Spousal spat uncovers business's sketchy tax history

The presiding judge said neither party ‘has properly paid income tax over the last many years'

Spousal spat uncovers business's sketchy tax history

A couple in BC could be exposed to the Canada Revenue Agency’s (CRA) scrutiny after the judge presiding over their divorce felt compelled to note facts about their landscaping business that the agency might want to know.

Landscapers Yuk Mui Wong and Guo Can Li married in 2005 and separated 10 years later, according to CBC News. Wong’s two children from a previous marriage own two thirds of their matrimonial home, while Li is listed as the owner of the other third. Li was ordered to pay his ex-wife $500 a month for spousal support last August, but has paid her nothing so far.

“Neither Ms Wong nor Mr Li has properly paid income tax over the last many years,” said BC Supreme Court Justice Loryl Russell. She noted that the divorcing couple ran their business on “very simple lines”: no deductions for GST or income tax; no employee deductions; and the parties kept the cash they received without depositing any in the bank.

Based on a 13-page reckoning of their finances, Li refused to cooperate with an expert who was brought in to value their business. According to Russell, there was no evidence that Wong supplied any of her records to the expert either.

To calculate the amount of spousal support Li had to pay his ex-wife, Russell relied on evidence provided by Wong, as well as Li’s testimony for discovery. Wong claimed that before they met, Li owned the landscaping business, but worked only two days a week. She eventually took part in the business, pushing Li out of bed in the morning and working with him 12-14 hours a day, seven days a week, during the season.

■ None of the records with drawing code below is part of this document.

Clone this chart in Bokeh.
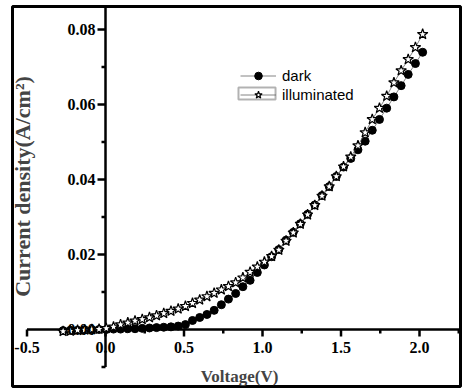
from bokeh.plotting import figure
from bokeh.models import (Range1d, FixedTicker, NumeralTickFormatter, Legend, LegendItem,
                          Label, BoxAnnotation)
from bokeh.embed import file_html
from bokeh.resources import INLINE
import math

# Voltage (V)
voltage = [-0.270, -0.224, -0.178, -0.133, -0.087, -0.041, 0.005, 0.051, 0.096, 0.142,
           0.188, 0.234, 0.280, 0.325, 0.371, 0.417, 0.463, 0.509, 0.554, 0.600,
           0.646, 0.692, 0.738, 0.783, 0.829, 0.875, 0.921, 0.967, 1.012, 1.058,
           1.104, 1.150, 1.196, 1.241, 1.287, 1.333, 1.379, 1.425, 1.470, 1.516,
           1.562, 1.608, 1.654, 1.699, 1.745, 1.791, 1.837, 1.883, 1.928, 1.974, 2.020]

# Current density (A/cm^2), dark
dark = [-0.0003, -0.0002, -0.0002, -0.0001, -0.0001, 0.0000, 0.0000, 0.0001, 0.0001, 0.0002,
        0.0002, 0.0003, 0.0004, 0.0005, 0.0006, 0.0007, 0.0009, 0.0013, 0.0024, 0.0032,
        0.0040, 0.0051, 0.0066, 0.0081, 0.0096, 0.0114, 0.0131, 0.0152, 0.0172, 0.0194,
        0.0213, 0.0238, 0.0259, 0.0282, 0.0307, 0.0332, 0.0357, 0.0381, 0.0408, 0.0433,
        0.0456, 0.0479, 0.0502, 0.0531, 0.0560, 0.0590, 0.0620, 0.0650, 0.0680, 0.0709, 0.0739]

# Current density (A/cm^2), illuminated
illuminated = [-0.0005, -0.0004, -0.0002, -0.0001, 0.0000, 0.0001, 0.0003, 0.0007, 0.0013, 0.0018,
               0.0023, 0.0027, 0.0032, 0.0037, 0.0043, 0.0049, 0.0055, 0.0062, 0.0070, 0.0079,
               0.0088, 0.0097, 0.0106, 0.0115, 0.0125, 0.0138, 0.0153, 0.0167, 0.0180, 0.0195,
               0.0212, 0.0236, 0.0258, 0.0281, 0.0306, 0.0331, 0.0356, 0.0381, 0.0408, 0.0434,
               0.0460, 0.0490, 0.0525, 0.0560, 0.0590, 0.0622, 0.0658, 0.0690, 0.0720, 0.0752, 0.0787]

x_major = [-0.5, 0.0, 0.5, 1.0, 1.5, 2.0]
x_minor = [-0.25, 0.25, 0.75, 1.25, 1.75, 2.25]
y_major = [0.00, 0.02, 0.04, 0.06, 0.08]
y_minor = [-0.01, 0.01, 0.03, 0.05, 0.07]

X0, X1 = -0.5924, 2.2611
Y0, Y1 = -0.0152, 0.0861
FW, FH = 448, 380

p = figure(frame_width=FW, frame_height=FH, output_backend="svg", toolbar_location=None,
           x_range=Range1d(X0, X1), y_range=Range1d(Y0, Y1),
           min_border_left=12, min_border_top=6, min_border_right=2, min_border_bottom=2)
p.xgrid.visible = False
p.ygrid.visible = False
p.outline_line_color = "black"
p.outline_line_width = 3
p.background_fill_color = "white"
p.border_fill_color = "white"

serif = "Liberation Serif"

for ax, ticks, minors, fmt, standoff in ((p.xaxis[0], x_major, x_minor, "0.0", 13),
                                         (p.yaxis[0], y_major, y_minor, "0.00", 10)):
    ax.fixed_location = 0
    ax.ticker = FixedTicker(ticks=ticks, minor_ticks=minors)
    ax.formatter = NumeralTickFormatter(format=fmt)
    ax.axis_line_color = None
    ax.major_tick_line_color = None
    ax.minor_tick_line_color = None
    ax.major_tick_out = 0
    ax.major_tick_in = 0
    ax.minor_tick_out = 0
    ax.minor_tick_in = 0
    ax.major_label_text_font = serif
    ax.major_label_text_font_style = "bold"
    ax.major_label_text_font_size = "16px"
    ax.major_label_text_color = "black"
    ax.major_label_standoff = standoff

# axis rules and tick marks at the origin (tick lengths converted from pixels)
px_x = (X1 - X0) / FW
px_y = (Y1 - Y0) / FH
p.segment(x0=[x_major[0]], y0=[0], x1=[X1], y1=[0], line_color="black", line_width=2.5)
p.segment(x0=[0], y0=[y_minor[0]], x1=[0], y1=[Y1], line_color="black", line_width=2.5)
p.segment(x0=x_major, y0=[0] * len(x_major), x1=x_major, y1=[-7 * px_y] * len(x_major),
          line_color="black", line_width=2.5)
p.segment(x0=x_minor, y0=[0] * len(x_minor), x1=x_minor, y1=[-4 * px_y] * len(x_minor),
          line_color="black", line_width=2.5)
p.segment(x0=[0] * len(y_major), y0=y_major, x1=[-8 * px_x] * len(y_major), y1=y_major,
          line_color="black", line_width=2.5)
p.segment(x0=[0] * len(y_minor), y0=y_minor, x1=[-4 * px_x] * len(y_minor), y1=y_minor,
          line_color="black", line_width=2.5)

l1 = p.line(voltage, dark, line_color="#666666", line_width=0.8)
s1 = p.scatter(voltage, dark, marker="circle", size=8, fill_color="black", line_color="black")
l2 = p.line(voltage, illuminated, line_color="#666666", line_width=0.8)
s2 = p.scatter(voltage, illuminated, marker="star", size=11, fill_color="white",
               line_color="black", line_width=1.2)

legend = Legend(items=[LegendItem(label="dark", renderers=[l1, s1]),
                       LegendItem(label="illuminated", renderers=[l2, s2])],
                location=(228, 282), padding=0, margin=0, spacing=0,
                glyph_width=36, glyph_height=19, label_height=19, label_standoff=6,
                label_text_font="Liberation Sans", label_text_font_size="15px",
                label_text_color="black",
                background_fill_alpha=0, border_line_alpha=0)
p.add_layout(legend)

p.add_layout(BoxAnnotation(left=0.847, right=1.083, top=0.0645, bottom=0.0613,
                           fill_alpha=0, line_color="black", line_width=2))

p.add_layout(Label(x=227, y=10, x_units="screen", y_units="screen", text="Voltage(V)",
                   text_font=serif, text_font_style="bold", text_font_size="17px",
                   text_align="center", text_baseline="middle"))
p.add_layout(Label(x=10, y=200, x_units="screen", y_units="screen",
                   text="Current density(A/cm\u00b2)", angle=math.pi / 2,
                   text_font=serif, text_font_style="bold", text_font_size="22px",
                   text_align="center", text_baseline="middle"))

open("out.html", "w").write(file_html(p, INLINE))
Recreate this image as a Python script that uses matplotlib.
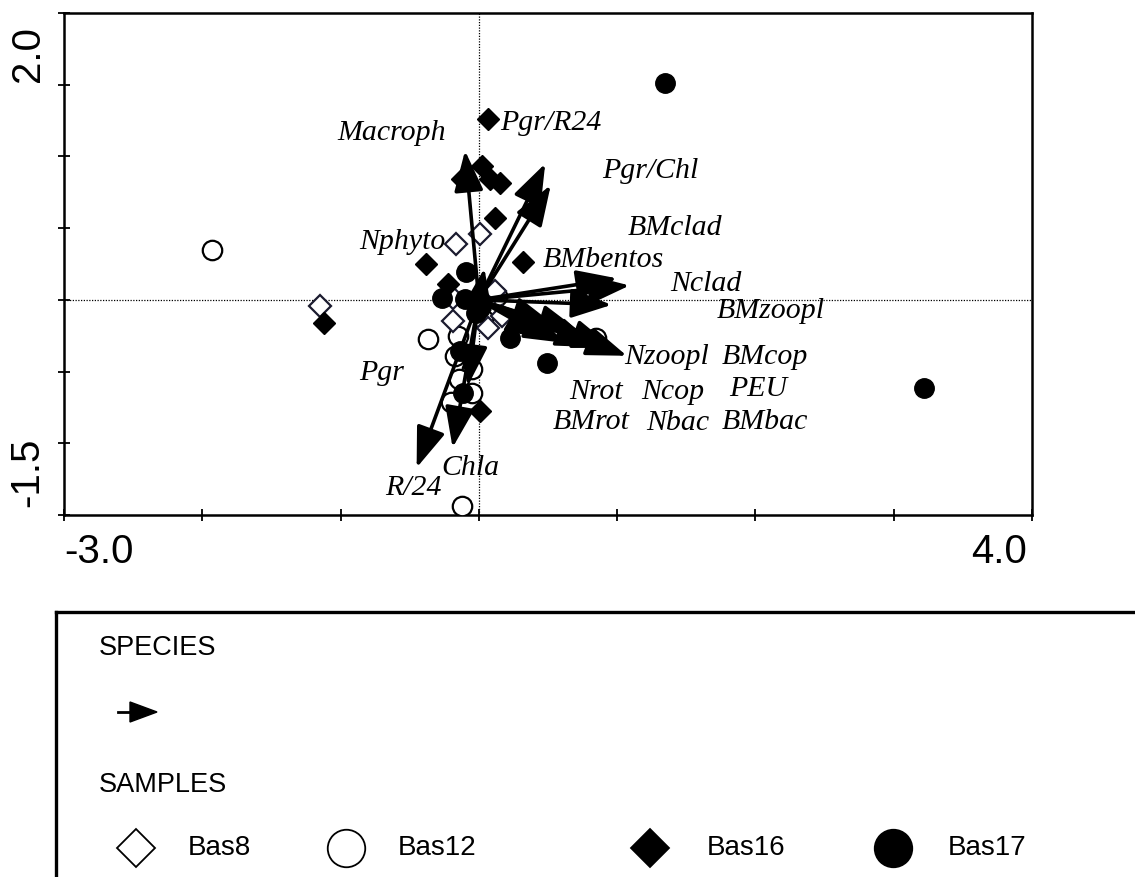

Wong said they hired help as the business expanded from 28 clients to around 1,000, leading to earnings of up to $200,000 a year. The judgment noted that the net amount received from the business added up to nearly $380,000 from 2012 to 2014, but Wong declared no income for those years as “she said she did not receive wages for her work.” Meanwhile, Li declared around $21,000 income for each of the two years the court was privy to.

Russell said Wong also had rental income amounting to some $21,600, though it wasn’t reflected in her taxes and there was no evidence to show where the property was. “No deductions were taken and remitted to Revenue Canada from wages of the seven to eight workers employed at the height of the [landscaping] business,” Russell added; Wong reportedly claimed that she would have been unable to find workers if she made deductions from their pay.

Russell awarded Li around $177,500 from the division of real-estate assets. However, she concluded that he is currently intentionally under-employed, and has calculated a debt of $180,000 for spousal support.

“If by some possibility, the Canada Revenue Agency decides to pursue these parties for income tax and GST owing, that debt will be joint," she wrote.